## What you should do
Can you transcribe every line exactly and leave the pictures behind?

## Data section
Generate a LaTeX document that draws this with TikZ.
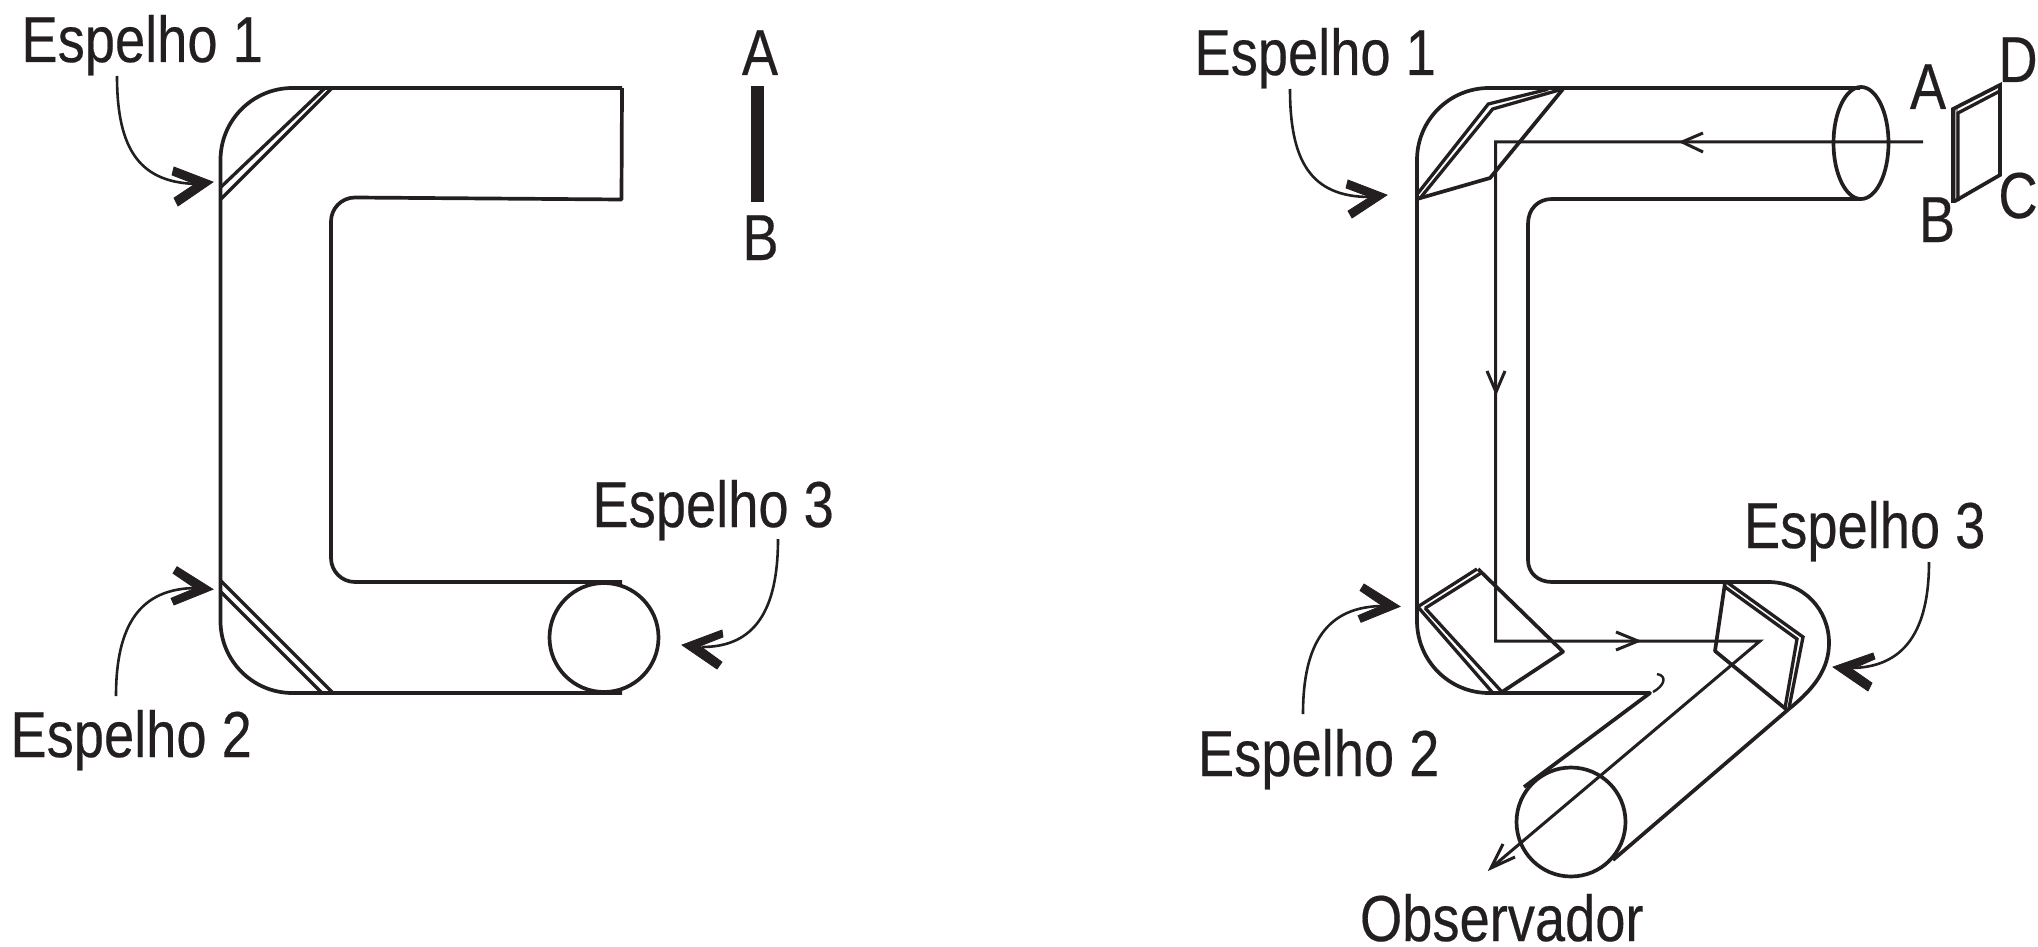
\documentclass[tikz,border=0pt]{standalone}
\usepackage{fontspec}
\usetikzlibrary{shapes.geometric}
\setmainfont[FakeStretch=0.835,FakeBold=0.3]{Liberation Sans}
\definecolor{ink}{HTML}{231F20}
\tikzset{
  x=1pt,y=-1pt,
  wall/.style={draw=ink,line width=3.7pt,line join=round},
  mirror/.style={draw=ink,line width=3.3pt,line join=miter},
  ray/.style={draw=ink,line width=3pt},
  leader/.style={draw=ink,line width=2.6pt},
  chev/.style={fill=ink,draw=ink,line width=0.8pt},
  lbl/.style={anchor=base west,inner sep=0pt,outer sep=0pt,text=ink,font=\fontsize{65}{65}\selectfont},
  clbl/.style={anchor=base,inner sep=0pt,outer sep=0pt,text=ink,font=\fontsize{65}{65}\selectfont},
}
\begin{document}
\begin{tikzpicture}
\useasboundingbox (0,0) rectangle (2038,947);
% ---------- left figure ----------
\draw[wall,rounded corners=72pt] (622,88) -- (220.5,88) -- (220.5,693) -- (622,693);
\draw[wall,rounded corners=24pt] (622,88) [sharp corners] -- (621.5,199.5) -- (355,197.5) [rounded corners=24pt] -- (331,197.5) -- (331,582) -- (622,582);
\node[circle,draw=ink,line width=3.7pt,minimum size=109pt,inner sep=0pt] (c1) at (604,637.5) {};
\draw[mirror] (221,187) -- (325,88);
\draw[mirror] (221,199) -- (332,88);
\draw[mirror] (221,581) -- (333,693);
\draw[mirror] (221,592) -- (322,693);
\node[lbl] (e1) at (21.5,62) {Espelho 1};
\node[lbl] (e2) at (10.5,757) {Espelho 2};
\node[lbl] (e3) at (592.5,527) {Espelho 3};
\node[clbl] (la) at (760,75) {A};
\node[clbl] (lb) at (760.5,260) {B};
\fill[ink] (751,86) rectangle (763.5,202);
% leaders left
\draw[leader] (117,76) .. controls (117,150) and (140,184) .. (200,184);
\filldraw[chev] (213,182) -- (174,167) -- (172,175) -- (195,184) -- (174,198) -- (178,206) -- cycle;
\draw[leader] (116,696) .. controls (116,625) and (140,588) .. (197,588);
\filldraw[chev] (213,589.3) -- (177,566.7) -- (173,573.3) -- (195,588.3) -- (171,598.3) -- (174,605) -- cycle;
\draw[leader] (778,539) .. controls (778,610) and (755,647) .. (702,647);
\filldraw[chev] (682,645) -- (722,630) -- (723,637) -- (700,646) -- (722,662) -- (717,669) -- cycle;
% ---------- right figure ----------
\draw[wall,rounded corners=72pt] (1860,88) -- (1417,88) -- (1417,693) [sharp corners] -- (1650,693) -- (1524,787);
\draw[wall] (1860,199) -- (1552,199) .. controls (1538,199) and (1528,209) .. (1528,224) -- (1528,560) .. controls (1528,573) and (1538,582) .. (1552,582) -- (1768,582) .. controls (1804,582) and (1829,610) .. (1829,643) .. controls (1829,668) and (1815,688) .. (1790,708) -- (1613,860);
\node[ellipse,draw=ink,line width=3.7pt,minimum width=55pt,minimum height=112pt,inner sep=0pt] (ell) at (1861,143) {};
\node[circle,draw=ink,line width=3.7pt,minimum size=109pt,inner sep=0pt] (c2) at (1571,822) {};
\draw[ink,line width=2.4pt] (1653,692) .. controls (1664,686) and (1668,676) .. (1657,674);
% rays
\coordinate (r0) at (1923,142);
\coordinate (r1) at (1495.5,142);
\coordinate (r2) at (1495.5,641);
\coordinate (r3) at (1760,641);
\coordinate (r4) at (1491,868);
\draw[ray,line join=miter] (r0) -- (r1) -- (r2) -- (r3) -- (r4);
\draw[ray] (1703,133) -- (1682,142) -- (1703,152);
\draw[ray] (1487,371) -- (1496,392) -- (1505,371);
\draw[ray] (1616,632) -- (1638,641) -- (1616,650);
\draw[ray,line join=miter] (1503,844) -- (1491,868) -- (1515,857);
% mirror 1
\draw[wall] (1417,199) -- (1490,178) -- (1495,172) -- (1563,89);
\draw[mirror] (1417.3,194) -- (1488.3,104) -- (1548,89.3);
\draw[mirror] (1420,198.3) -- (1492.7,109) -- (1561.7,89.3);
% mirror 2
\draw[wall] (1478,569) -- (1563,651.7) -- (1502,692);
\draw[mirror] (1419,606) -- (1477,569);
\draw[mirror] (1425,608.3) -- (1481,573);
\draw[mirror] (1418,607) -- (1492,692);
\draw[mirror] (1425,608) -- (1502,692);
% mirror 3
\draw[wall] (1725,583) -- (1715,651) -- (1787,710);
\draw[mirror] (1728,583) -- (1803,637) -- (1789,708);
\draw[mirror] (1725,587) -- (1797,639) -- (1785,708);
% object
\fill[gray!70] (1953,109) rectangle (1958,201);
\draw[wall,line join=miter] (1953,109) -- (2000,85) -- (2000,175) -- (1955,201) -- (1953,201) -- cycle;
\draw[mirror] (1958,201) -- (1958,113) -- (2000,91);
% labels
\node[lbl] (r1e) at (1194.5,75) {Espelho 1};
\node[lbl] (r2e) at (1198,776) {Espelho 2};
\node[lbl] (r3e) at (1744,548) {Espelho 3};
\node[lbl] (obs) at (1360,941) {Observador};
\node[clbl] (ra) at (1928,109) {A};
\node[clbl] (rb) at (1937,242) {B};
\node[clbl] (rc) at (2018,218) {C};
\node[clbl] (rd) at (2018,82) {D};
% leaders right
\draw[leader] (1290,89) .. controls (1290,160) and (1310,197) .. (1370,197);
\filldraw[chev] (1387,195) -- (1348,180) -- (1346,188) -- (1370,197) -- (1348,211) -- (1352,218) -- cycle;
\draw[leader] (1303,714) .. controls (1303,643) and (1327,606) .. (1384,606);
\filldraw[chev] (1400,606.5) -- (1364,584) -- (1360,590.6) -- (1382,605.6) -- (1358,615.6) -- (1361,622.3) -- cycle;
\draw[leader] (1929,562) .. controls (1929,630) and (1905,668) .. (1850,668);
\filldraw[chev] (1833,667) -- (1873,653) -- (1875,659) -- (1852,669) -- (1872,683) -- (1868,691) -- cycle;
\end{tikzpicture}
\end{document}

## Response
Generate a LaTeX document that draws this with TikZ.
\documentclass[tikz,border=0pt]{standalone}
\usepackage{fontspec}
\usetikzlibrary{shapes.geometric}
\setmainfont[FakeStretch=0.835,FakeBold=0.3]{Liberation Sans}
\definecolor{ink}{HTML}{231F20}
\tikzset{
  x=1pt,y=-1pt,
  wall/.style={draw=ink,line width=3.7pt,line join=round},
  mirror/.style={draw=ink,line width=3.3pt,line join=miter},
  ray/.style={draw=ink,line width=3pt},
  leader/.style={draw=ink,line width=2.6pt},
  chev/.style={fill=ink,draw=ink,line width=0.8pt},
  lbl/.style={anchor=base west,inner sep=0pt,outer sep=0pt,text=ink,font=\fontsize{65}{65}\selectfont},
  clbl/.style={anchor=base,inner sep=0pt,outer sep=0pt,text=ink,font=\fontsize{65}{65}\selectfont},
}
\begin{document}
\begin{tikzpicture}
\useasboundingbox (0,0) rectangle (2038,947);
% ---------- left figure ----------
\draw[wall,rounded corners=72pt] (622,88) -- (220.5,88) -- (220.5,693) -- (622,693);
\draw[wall,rounded corners=24pt] (622,88) [sharp corners] -- (621.5,199.5) -- (355,197.5) [rounded corners=24pt] -- (331,197.5) -- (331,582) -- (622,582);
\node[circle,draw=ink,line width=3.7pt,minimum size=109pt,inner sep=0pt] (c1) at (604,637.5) {};
\draw[mirror] (221,187) -- (325,88);
\draw[mirror] (221,199) -- (332,88);
\draw[mirror] (221,581) -- (333,693);
\draw[mirror] (221,592) -- (322,693);
\node[lbl] (e1) at (21.5,62) {Espelho 1};
\node[lbl] (e2) at (10.5,757) {Espelho 2};
\node[lbl] (e3) at (592.5,527) {Espelho 3};
\node[clbl] (la) at (760,75) {A};
\node[clbl] (lb) at (760.5,260) {B};
\fill[ink] (751,86) rectangle (763.5,202);
% leaders left
\draw[leader] (117,76) .. controls (117,150) and (140,184) .. (200,184);
\filldraw[chev] (213,182) -- (174,167) -- (172,175) -- (195,184) -- (174,198) -- (178,206) -- cycle;
\draw[leader] (116,696) .. controls (116,625) and (140,588) .. (197,588);
\filldraw[chev] (213,589.3) -- (177,566.7) -- (173,573.3) -- (195,588.3) -- (171,598.3) -- (174,605) -- cycle;
\draw[leader] (778,539) .. controls (778,610) and (755,647) .. (702,647);
\filldraw[chev] (682,645) -- (722,630) -- (723,637) -- (700,646) -- (722,662) -- (717,669) -- cycle;
% ---------- right figure ----------
\draw[wall,rounded corners=72pt] (1860,88) -- (1417,88) -- (1417,693) [sharp corners] -- (1650,693) -- (1524,787);
\draw[wall] (1860,199) -- (1552,199) .. controls (1538,199) and (1528,209) .. (1528,224) -- (1528,560) .. controls (1528,573) and (1538,582) .. (1552,582) -- (1768,582) .. controls (1804,582) and (1829,610) .. (1829,643) .. controls (1829,668) and (1815,688) .. (1790,708) -- (1613,860);
\node[ellipse,draw=ink,line width=3.7pt,minimum width=55pt,minimum height=112pt,inner sep=0pt] (ell) at (1861,143) {};
\node[circle,draw=ink,line width=3.7pt,minimum size=109pt,inner sep=0pt] (c2) at (1571,822) {};
\draw[ink,line width=2.4pt] (1653,692) .. controls (1664,686) and (1668,676) .. (1657,674);
% rays
\coordinate (r0) at (1923,142);
\coordinate (r1) at (1495.5,142);
\coordinate (r2) at (1495.5,641);
\coordinate (r3) at (1760,641);
\coordinate (r4) at (1491,868);
\draw[ray,line join=miter] (r0) -- (r1) -- (r2) -- (r3) -- (r4);
\draw[ray] (1703,133) -- (1682,142) -- (1703,152);
\draw[ray] (1487,371) -- (1496,392) -- (1505,371);
\draw[ray] (1616,632) -- (1638,641) -- (1616,650);
\draw[ray,line join=miter] (1503,844) -- (1491,868) -- (1515,857);
% mirror 1
\draw[wall] (1417,199) -- (1490,178) -- (1495,172) -- (1563,89);
\draw[mirror] (1417.3,194) -- (1488.3,104) -- (1548,89.3);
\draw[mirror] (1420,198.3) -- (1492.7,109) -- (1561.7,89.3);
% mirror 2
\draw[wall] (1478,569) -- (1563,651.7) -- (1502,692);
\draw[mirror] (1419,606) -- (1477,569);
\draw[mirror] (1425,608.3) -- (1481,573);
\draw[mirror] (1418,607) -- (1492,692);
\draw[mirror] (1425,608) -- (1502,692);
% mirror 3
\draw[wall] (1725,583) -- (1715,651) -- (1787,710);
\draw[mirror] (1728,583) -- (1803,637) -- (1789,708);
\draw[mirror] (1725,587) -- (1797,639) -- (1785,708);
% object
\fill[gray!70] (1953,109) rectangle (1958,201);
\draw[wall,line join=miter] (1953,109) -- (2000,85) -- (2000,175) -- (1955,201) -- (1953,201) -- cycle;
\draw[mirror] (1958,201) -- (1958,113) -- (2000,91);
% labels
\node[lbl] (r1e) at (1194.5,75) {Espelho 1};
\node[lbl] (r2e) at (1198,776) {Espelho 2};
\node[lbl] (r3e) at (1744,548) {Espelho 3};
\node[lbl] (obs) at (1360,941) {Observador};
\node[clbl] (ra) at (1928,109) {A};
\node[clbl] (rb) at (1937,242) {B};
\node[clbl] (rc) at (2018,218) {C};
\node[clbl] (rd) at (2018,82) {D};
% leaders right
\draw[leader] (1290,89) .. controls (1290,160) and (1310,197) .. (1370,197);
\filldraw[chev] (1387,195) -- (1348,180) -- (1346,188) -- (1370,197) -- (1348,211) -- (1352,218) -- cycle;
\draw[leader] (1303,714) .. controls (1303,643) and (1327,606) .. (1384,606);
\filldraw[chev] (1400,606.5) -- (1364,584) -- (1360,590.6) -- (1382,605.6) -- (1358,615.6) -- (1361,622.3) -- cycle;
\draw[leader] (1929,562) .. controls (1929,630) and (1905,668) .. (1850,668);
\filldraw[chev] (1833,667) -- (1873,653) -- (1875,659) -- (1852,669) -- (1872,683) -- (1868,691) -- cycle;
\end{tikzpicture}
\end{document}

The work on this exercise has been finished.